In Dreams from My Father, the Kenyan is raised a Muslim but in The Audacity of Hope he is “a confirmed atheist, thinking religion to be so much superstition, like the mumbo-jumbo of witch doctors that he had witnessed in the Kenyan villages of his youth.”
In Audacity, the narrator explains that he went to a “predominantly Muslim school” in Indonesia. He does not indicate whether atheists, Lutherans, Jews, or Buddhists also attended the school. Registration records were supposedly destroyed by flooding.

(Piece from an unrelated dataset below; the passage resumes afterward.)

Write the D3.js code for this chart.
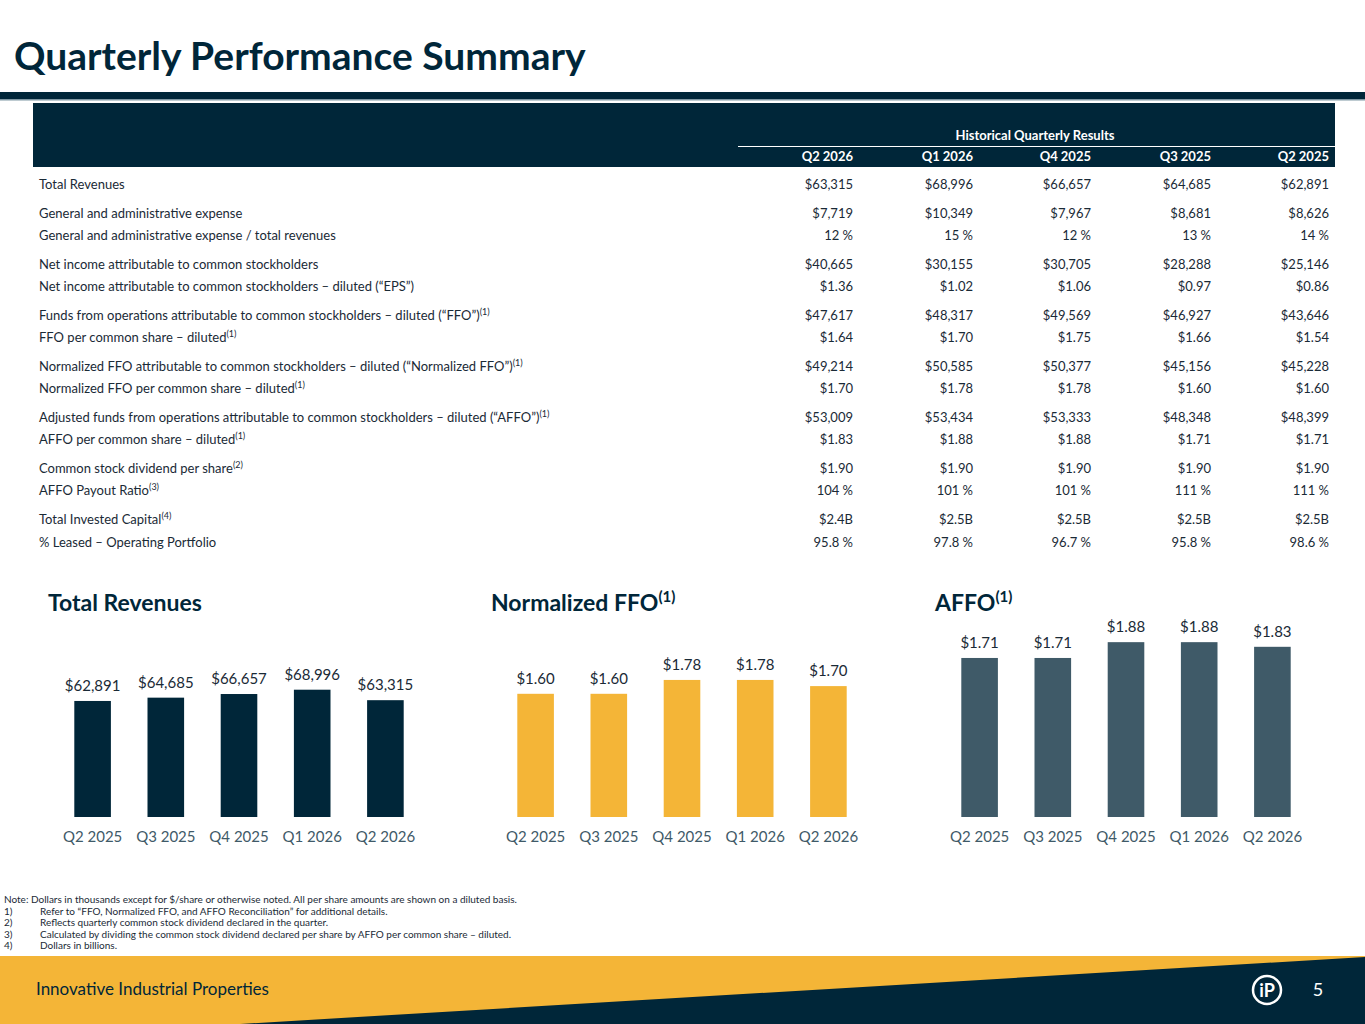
<!DOCTYPE html>
<html><head><meta charset="utf-8">
<script src="https://cdn.jsdelivr.net/npm/d3@7/dist/d3.min.js"></script>
<style>body{margin:0;background:#fff}svg{display:block;font-family:Lato,"Open Sans",sans-serif}</style>
</head><body><svg id="c" width="1365" height="1024"></svg>
<script>
const columns = ["Q2 2026","Q1 2026","Q4 2025","Q3 2025","Q2 2025"];
const rowLabels = [
 ["Total Revenues",""],
 ["General and administrative expense",""],
 ["General and administrative expense / total revenues",""],
 ["Net income attributable to common stockholders",""],
 ["Net income attributable to common stockholders – diluted (“EPS”)",""],
 ["Funds from operations attributable to common stockholders – diluted (“FFO”)","(1)"],
 ["FFO per common share – diluted","(1)"],
 ["Normalized FFO attributable to common stockholders – diluted (“Normalized FFO”)","(1)"],
 ["Normalized FFO per common share – diluted","(1)"],
 ["Adjusted funds from operations attributable to common stockholders – diluted (“AFFO”)","(1)"],
 ["AFFO per common share – diluted","(1)"],
 ["Common stock dividend per share","(2)"],
 ["AFFO Payout Ratio","(3)"],
 ["Total Invested Capital","(4)"],
 ["% Leased – Operating Portfolio",""]
];
const rowValues = [
 ["$63,315","$68,996","$66,657","$64,685","$62,891"],
 ["$7,719","$10,349","$7,967","$8,681","$8,626"],
 ["12 %","15 %","12 %","13 %","14 %"],
 ["$40,665","$30,155","$30,705","$28,288","$25,146"],
 ["$1.36","$1.02","$1.06","$0.97","$0.86"],
 ["$47,617","$48,317","$49,569","$46,927","$43,646"],
 ["$1.64","$1.70","$1.75","$1.66","$1.54"],
 ["$49,214","$50,585","$50,377","$45,156","$45,228"],
 ["$1.70","$1.78","$1.78","$1.60","$1.60"],
 ["$53,009","$53,434","$53,333","$48,348","$48,399"],
 ["$1.83","$1.88","$1.88","$1.71","$1.71"],
 ["$1.90","$1.90","$1.90","$1.90","$1.90"],
 ["104 %","101 %","101 %","111 %","111 %"],
 ["$2.4B","$2.5B","$2.5B","$2.5B","$2.5B"],
 ["95.8 %","97.8 %","96.7 %","95.8 %","98.6 %"]
];
const rowY = [185,214,236,265,287,316,338,367,389,418,440,469,491,520,543];
const chartQuarters = ["Q2 2025","Q3 2025","Q4 2025","Q1 2026","Q2 2026"];
const revenues = [62891,64685,66657,68996,63315];
const normFFO = [1.60,1.60,1.78,1.78,1.70];
const affo = [1.71,1.71,1.88,1.88,1.83];
const notes = ["Note: Dollars in thousands except for $/share or otherwise noted. All per share amounts are shown on a diluted basis.",
 "1)|Refer to “FFO, Normalized FFO, and AFFO Reconciliation” for additional details.",
 "2)|Reflects quarterly common stock dividend declared in the quarter.",
 "3)|Calculated by dividing the common stock dividend declared per share by AFFO per common share – diluted.",
 "4)|Dollars in billions."];

const NAVY="#002639", TXT="#1a2a36", AX="#3f5a68";
const svg=d3.select("#c");
svg.append("text").attr("x",14).attr("y",70).attr("font-size",39).attr("font-weight",700).attr("fill",NAVY).text("Quarterly Performance Summary");
svg.append("rect").attr("x",0).attr("y",92).attr("width",1365).attr("height",7).attr("fill",NAVY);
svg.append("rect").attr("x",0).attr("y",99).attr("width",1365).attr("height",1.5).attr("fill","#7f97a3");
svg.append("rect").attr("x",33).attr("y",103).attr("width",1302).attr("height",64).attr("fill",NAVY);
svg.append("text").attr("x",1035).attr("y",140).attr("text-anchor","middle").attr("font-size",13).attr("font-weight",700).attr("fill","#fff").text("Historical Quarterly Results");
svg.append("line").attr("x1",738).attr("x2",1335).attr("y1",146.5).attr("y2",146.5).attr("stroke","#fff").attr("stroke-width",1);
const colX=[853,973,1091,1211,1329];
columns.forEach((c,i)=>svg.append("text").attr("x",colX[i]).attr("y",161).attr("text-anchor","end").attr("font-size",13).attr("font-weight",700).attr("fill","#fff").text(c));
rowLabels.forEach((r,i)=>{
  const t=svg.append("text").attr("x",39).attr("y",rowY[i]+4).attr("font-size",13).attr("fill",TXT).text(r[0]);
  if(r[1]) t.append("tspan").attr("font-size",9).attr("dy",-5).text(r[1]);
  rowValues[i].forEach((v,j)=>svg.append("text").attr("x",colX[j]).attr("y",rowY[i]+4).attr("text-anchor","end").attr("font-size",13).attr("fill",TXT).text(v));
});

function chart(x0,title,vals,color,k,fmt){
  const t=svg.append("text").attr("x",x0-45).attr("y",611).attr("font-size",23).attr("font-weight",700).attr("fill",NAVY).text(title[0]);
  if(title[1]) t.append("tspan").attr("font-size",15).attr("dy",-9).text(title[1]);
  const x=d3.scaleBand().domain(chartQuarters).range([x0-37,x0+329]).paddingInner(0.5).paddingOuter(0.25);
  const y=d3.scaleLinear().domain([0,1]).range([817,817-k]);
  const g=svg.append("g");
  g.selectAll("rect").data(vals).join("rect").attr("x",(d,i)=>x(chartQuarters[i])).attr("width",x.bandwidth())
   .attr("y",d=>y(d)).attr("height",d=>817-y(d)).attr("fill",color);
  g.selectAll("text.v").data(vals).join("text").attr("x",(d,i)=>x(chartQuarters[i])+x.bandwidth()/2).attr("y",d=>y(d)-10)
   .attr("text-anchor","middle").attr("font-size",15).attr("fill",TXT).text(fmt);
  const ax=g.append("g").attr("transform","translate(0,817)").call(d3.axisBottom(x).tickSize(0).tickPadding(14));
  ax.select(".domain").remove();
  ax.selectAll("text").attr("font-size",15).attr("fill",AX).attr("font-family","Lato,sans-serif");
}
chart(93,["Total Revenues",""],revenues,NAVY,0.001845,d=>"$"+d3.format(",")(d));
chart(536,["Normalized FFO","(1)"],normFFO,"#f4b537",77,d=>"$"+d.toFixed(2));
chart(980,["AFFO","(1)"],affo,"#3f5a68",93,d=>"$"+d.toFixed(2));

notes.forEach((n,i)=>{
  const p=n.split("|"); const y=903+i*11.5;
  svg.append("text").attr("x",4).attr("y",y).attr("font-size",10).attr("fill",TXT).text(p[0]);
  if(p[1]) svg.append("text").attr("x",40).attr("y",y).attr("font-size",10).attr("fill",TXT).text(p[1]);
});
svg.append("rect").attr("x",0).attr("y",956).attr("width",1365).attr("height",68).attr("fill","#f4b537");
svg.append("polygon").attr("points","240,1024 1365,957 1365,1024").attr("fill",NAVY);
svg.append("text").attr("x",36).attr("y",995).attr("font-size",17).attr("fill",NAVY).text("Innovative Industrial Properties");
svg.append("circle").attr("cx",1267).attr("cy",990).attr("r",14).attr("fill","none").attr("stroke","#fff").attr("stroke-width",2.5);
svg.append("text").attr("x",1267).attr("y",997).attr("text-anchor","middle").attr("font-size",18).attr("font-weight",700).attr("fill","#fff").text("iP");
svg.append("text").attr("x",1318).attr("y",996).attr("text-anchor","middle").attr("font-size",18).attr("fill","#fff").text("5");
</script></body></html>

The predominantly Muslim school also emerges in Believer, but Axelrod does not indicate if students of other faiths attended. Frank, Ann Dunham, Stanley Dunham, and even the Kenyan Barack Obama are missing from this account, but it proves enlightening in other ways.
In a 2008, Brian Williams of MSNBC asked presidential candidates what steps they would take in the event of a simultaneous terror attack on major American cities. As Axelrod explains, “Obama neglected to include that he would pursue the perpetrators.”
Hillary Clinton did likewise in 2012, passing off what she privately regarded as a terrorist attack on the U.S. compound in Benghazi as a spontaneous protest over a video. Like the president, Clinton has always shown a stubborn desire to protect herself from scrutiny. With BleachBit, hammers and lies, Hillary and her handlers did their best to make more than 30,000 emails disappear.
The contents remain something of a mystery, just as mysteries linger about the president and his background. On the other hand, by now some things are perfectly clear.
The POTUS and former FLOTUS both decline to identify Islamic terrorism. Both are shrink-wrapped in statist superstition. And both lie with the greatest of ease. On these counts, like the critters in Orwell’s Animal Farm, one can find it “impossible to say which was which.”
Back in July, the party faithful were chanting “Four more years!” during the president’s speech at the Democratic National Convention.